Use home laundry remedies and eco-friendly options. 

When you’re doing laundry, try to avoid using products with any fragrance or perfume. Our partners at King County Solid Waste Division offer up a list of common safer cleaning alternatives with helpful visuals. If you want to get your DIY on, here are some effective recipes we enjoy mixing up.

  • Air freshener alternative: Use a few open boxes of baking soda throughout your home.
  • Fabric softener alternative: Add ½ cup of baking soda or ¼ cup white vinegar to the wash cycle.

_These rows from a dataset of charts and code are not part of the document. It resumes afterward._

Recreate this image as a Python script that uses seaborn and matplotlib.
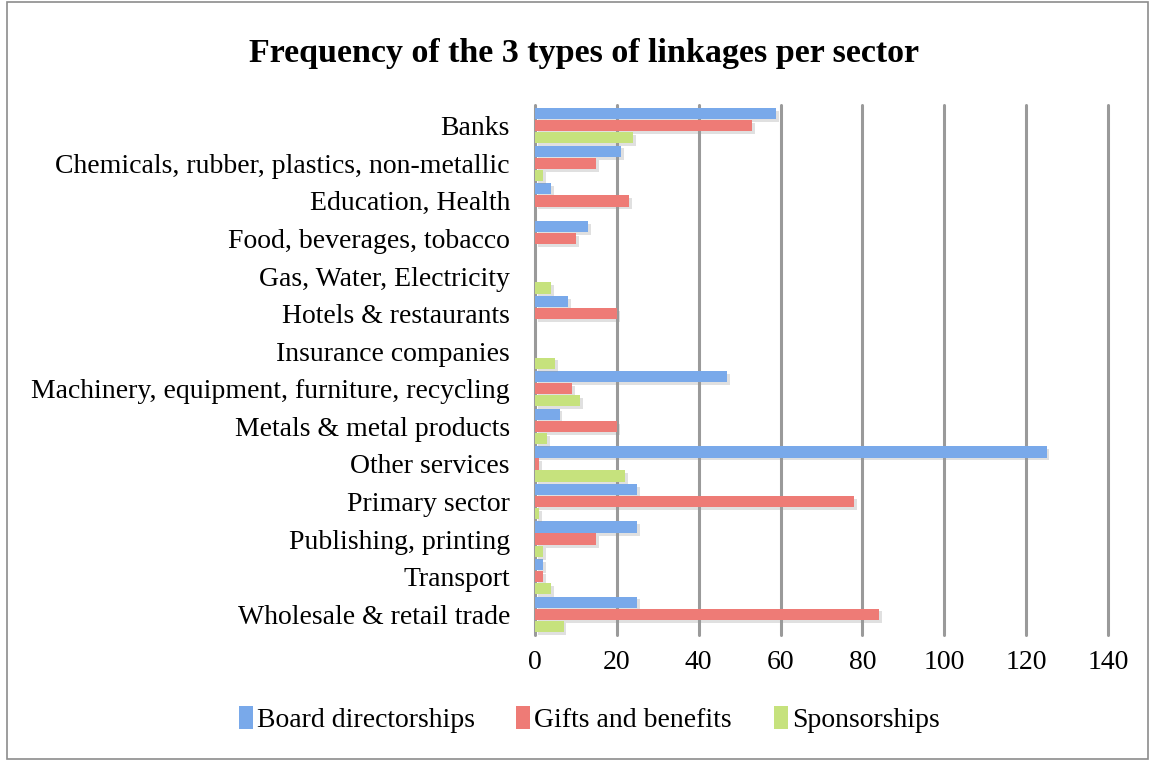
import matplotlib
matplotlib.use("Agg")
import matplotlib.pyplot as plt
import matplotlib.patheffects as pe
from matplotlib.patches import Rectangle
import pandas as pd
import seaborn as sns

sectors = [
    "Banks",
    "Chemicals, rubber, plastics, non-metallic",
    "Education, Health",
    "Food, beverages, tobacco",
    "Gas, Water, Electricity",
    "Hotels & restaurants",
    "Insurance companies",
    "Machinery, equipment, furniture, recycling",
    "Metals & metal products",
    "Other services",
    "Primary sector",
    "Publishing, printing",
    "Transport",
    "Wholesale & retail trade",
]
board = [59, 21, 4, 13, 0, 8, 0, 47, 6, 125, 25, 25, 2, 25]
gifts = [53, 15, 23, 10, 0, 20, 0, 9, 20, 1, 78, 15, 2, 84]
sponsor = [24, 2, 0, 0, 4, 0, 5, 11, 3, 22, 1, 2, 4, 7]
series = ["Board directorships", "Gifts and benefits", "Sponsorships"]
colors = ["#79a9ea", "#ee7b76", "#c6e27d"]

df = pd.DataFrame({"sector": sectors, series[0]: board, series[1]: gifts, series[2]: sponsor})
long_df = df.melt(id_vars="sector", var_name="type", value_name="count")

sns.set_theme(style="white")
plt.rcParams["font.family"] = ["Liberation Serif", "DejaVu Serif"]
plt.rcParams["text.color"] = "black"

fig = plt.figure(figsize=(11.55, 7.61), dpi=100)
ax = fig.add_axes([0.4632, 0.1656, 0.4961, 0.6964])

sns.barplot(
    data=long_df, y="sector", x="count", hue="type", order=sectors,
    hue_order=series, palette=colors, orient="h", width=0.96, gap=0.06,
    saturation=1, linewidth=0, ax=ax, legend=True,
)
for bar in ax.patches:
    if bar.get_width() > 0:
        bar.set_path_effects([
            pe.SimplePatchShadow(offset=(2, -2), shadow_rgbFace="#999999", alpha=0.3),
            pe.Normal(),
        ])

ax.set_xlim(0, 140)
ax.set_ylim(13.55, -0.55)
ax.set_xticks(range(0, 141, 20))
ax.xaxis.grid(True, color="#9a9a9a", linewidth=2.2)
for gl in ax.xaxis.get_gridlines():
    gl.set_clip_on(False)
ax.set_axisbelow(True)
for s in ax.spines.values():
    s.set_visible(False)
ax.tick_params(axis="both", length=0, labelsize=20, colors="black")
ax.tick_params(axis="y", pad=18)
ax.tick_params(axis="x", pad=11)
ax.set_xlabel("")
ax.set_ylabel("")

fig.suptitle("Frequency of the 3 types of linkages per sector", x=0.506, y=0.95,
             fontsize=24.5, fontweight="bold", color="black")

handles, labels = ax.get_legend_handles_labels()
ax.legend_.remove()
leg = fig.legend(handles, labels, loc="center", bbox_to_anchor=(0.51, 0.054), ncol=3,
                 frameon=False, fontsize=20, handlelength=0.5, handleheight=0.9,
                 handletextpad=0.15, columnspacing=1.5)
for t in leg.get_texts():
    t.set_color("black")

fig.patches.append(Rectangle((0.006, 0.003), 0.988, 0.994, transform=fig.transFigure,
                             fill=False, edgecolor="#8c8c8c", linewidth=1.2))

fig.savefig("out.png", dpi=100)
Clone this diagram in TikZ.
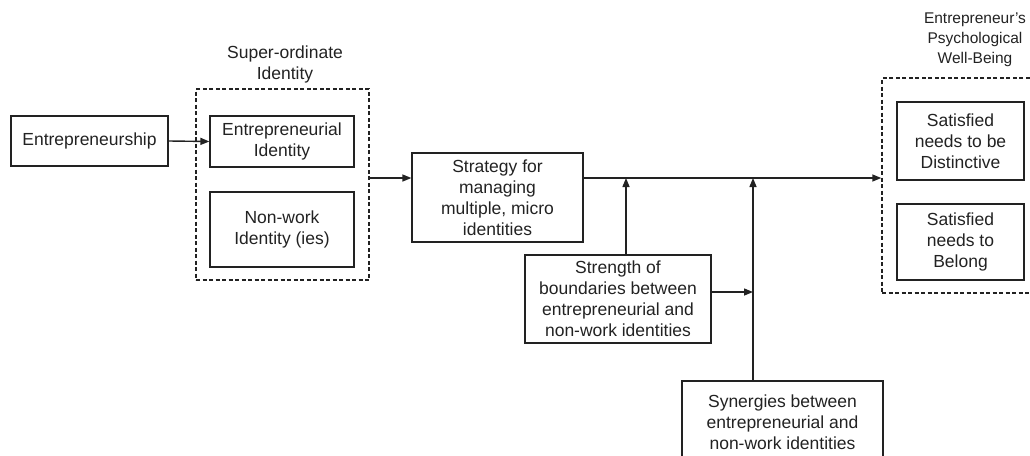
\documentclass[tikz,border=0pt]{standalone}
\usepackage{fontspec}
\setmainfont{Liberation Sans}
\usetikzlibrary{arrows.meta}
\definecolor{ink}{HTML}{222222}
\tikzset{
  box/.style={draw=ink, line width=1.2pt, align=center, inner sep=0pt,
    text=ink, font=\fontsize{17.5}{21}\selectfont},
  group/.style={draw=ink, line width=1.4pt, dash pattern=on 4pt off 2.5pt, inner sep=0pt},
  caption/.style={align=center, inner sep=0pt, text=ink, font=\fontsize{17.5}{21}\selectfont},
  smallcaption/.style={caption, font=\fontsize{15.5}{20}\selectfont},
  arr/.style={draw=ink, line width=1.4pt, -{Triangle[length=9pt,width=7pt]}},
  link/.style={draw=ink, line width=1.4pt}
}
\begin{document}
\begin{tikzpicture}[x=1pt,y=-1pt]
\useasboundingbox (0,0) rectangle (1030,455);
\clip (0,0) rectangle (1030,455);

% grouping frames
\node[group, minimum width=173pt, minimum height=191pt] (super) at (282.5,184.5) {};
\node[group, minimum width=158pt, minimum height=215pt] (wb) at (961,185.5) {};
\node[caption] (superlbl) at (285,64) {Super-ordinate\\Identity};
\node[smallcaption] (wblbl) at (975,40) {Entrepreneur\char"0027 s\\Psychological\\Well-Being};

% boxes
\node[box, minimum width=157pt, minimum height=50pt] (ent) at (89.5,141) {Entrepreneurship};
\node[box, minimum width=144pt, minimum height=51pt] (eid) at (282,141.5) {Entrepreneurial\\Identity};
\node[box, minimum width=144pt, minimum height=75pt] (nid) at (282,229.5) {Non-work\\Identity (ies)};
\node[box, minimum width=171pt, minimum height=89pt] (strat) at (497.5,197.5) {Strategy for\\managing\\multiple, micro\\identities};
\node[box, minimum width=186pt, minimum height=88pt] (str) at (618,299) {Strength of\\boundaries between\\entrepreneurial and\\non-work identities};
\node[box, minimum width=201pt, minimum height=82pt] (syn) at (782.5,422) {Synergies between\\entrepreneurial and\\non-work identities};
\node[box, minimum width=127pt, minimum height=78pt] (dist) at (960.5,141) {Satisfied\\needs to be\\Distinctive};
\node[box, minimum width=127pt, minimum height=76pt] (bel) at (960.5,242) {Satisfied\\needs to\\Belong};

% junction points on the main line
\coordinate (mainy) at (0,178);
\coordinate (j1) at (626,178);
\coordinate (j2) at (753,178);
\coordinate (k) at (753,292);

% connectors
\draw[arr] (ent.east) -- (eid.west);
\draw[arr] (super.east |- mainy) -- (strat.west |- mainy);
\draw[arr] (strat.east |- mainy) -- (wb.west |- mainy);
\draw[arr] (str.north -| j1) -- (j1);
\draw[arr] (syn.north -| j2) -- (j2);
\draw[arr] (str.east |- k) -- (k);
\end{tikzpicture}
\end{document}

With the sun shining, you may also consider using a clothesline or drying rack, which reduces energy consumption and avoids dryer sheets that may contain hazardous ingredients. It may take a little longer for items to dry, but you’ll save money and reduce your risk of exposure to hazardous chemicals.

If you do use fragrances, choose safer alternatives.

If you’re still wanting to use fragrances or scented products for cultural or personal reasons, the Haz Waste Program offers more tips for reading product labels that can reduce your risk of contact with hazardous chemicals that might be lingering in the fragrances of everyday scented products like laundry detergent. 

We define a “safer alternative” as one that’s healthier for humans and the environment than the current chemical in use. These safer alternatives are cost-effective and work just as well as products that include unsafe chemicals. 

If you like fragrances and want to buy products that have had every chemical, including fragrances, reviewed, and found to be safer for people, pets and the environment, look for products with the EPA Safer Choice logo. The next time you’re shopping for laundry products – whether it’s time for spring cleaning or just another weekly load of laundry to tackle, be sure to look for these safer alternatives. 

As you get ready to air out your home and linens this spring, use these tips and resources to avoid harmful chemicals in your products and use laundry products without fragrances. Our website offers additional information on how to identify eco-friendly products that are safer for you and your family, your home, and the environment, as well. 

Once you’ve got these tips at the top of your mind, keep the cycle going every time you do your laundry.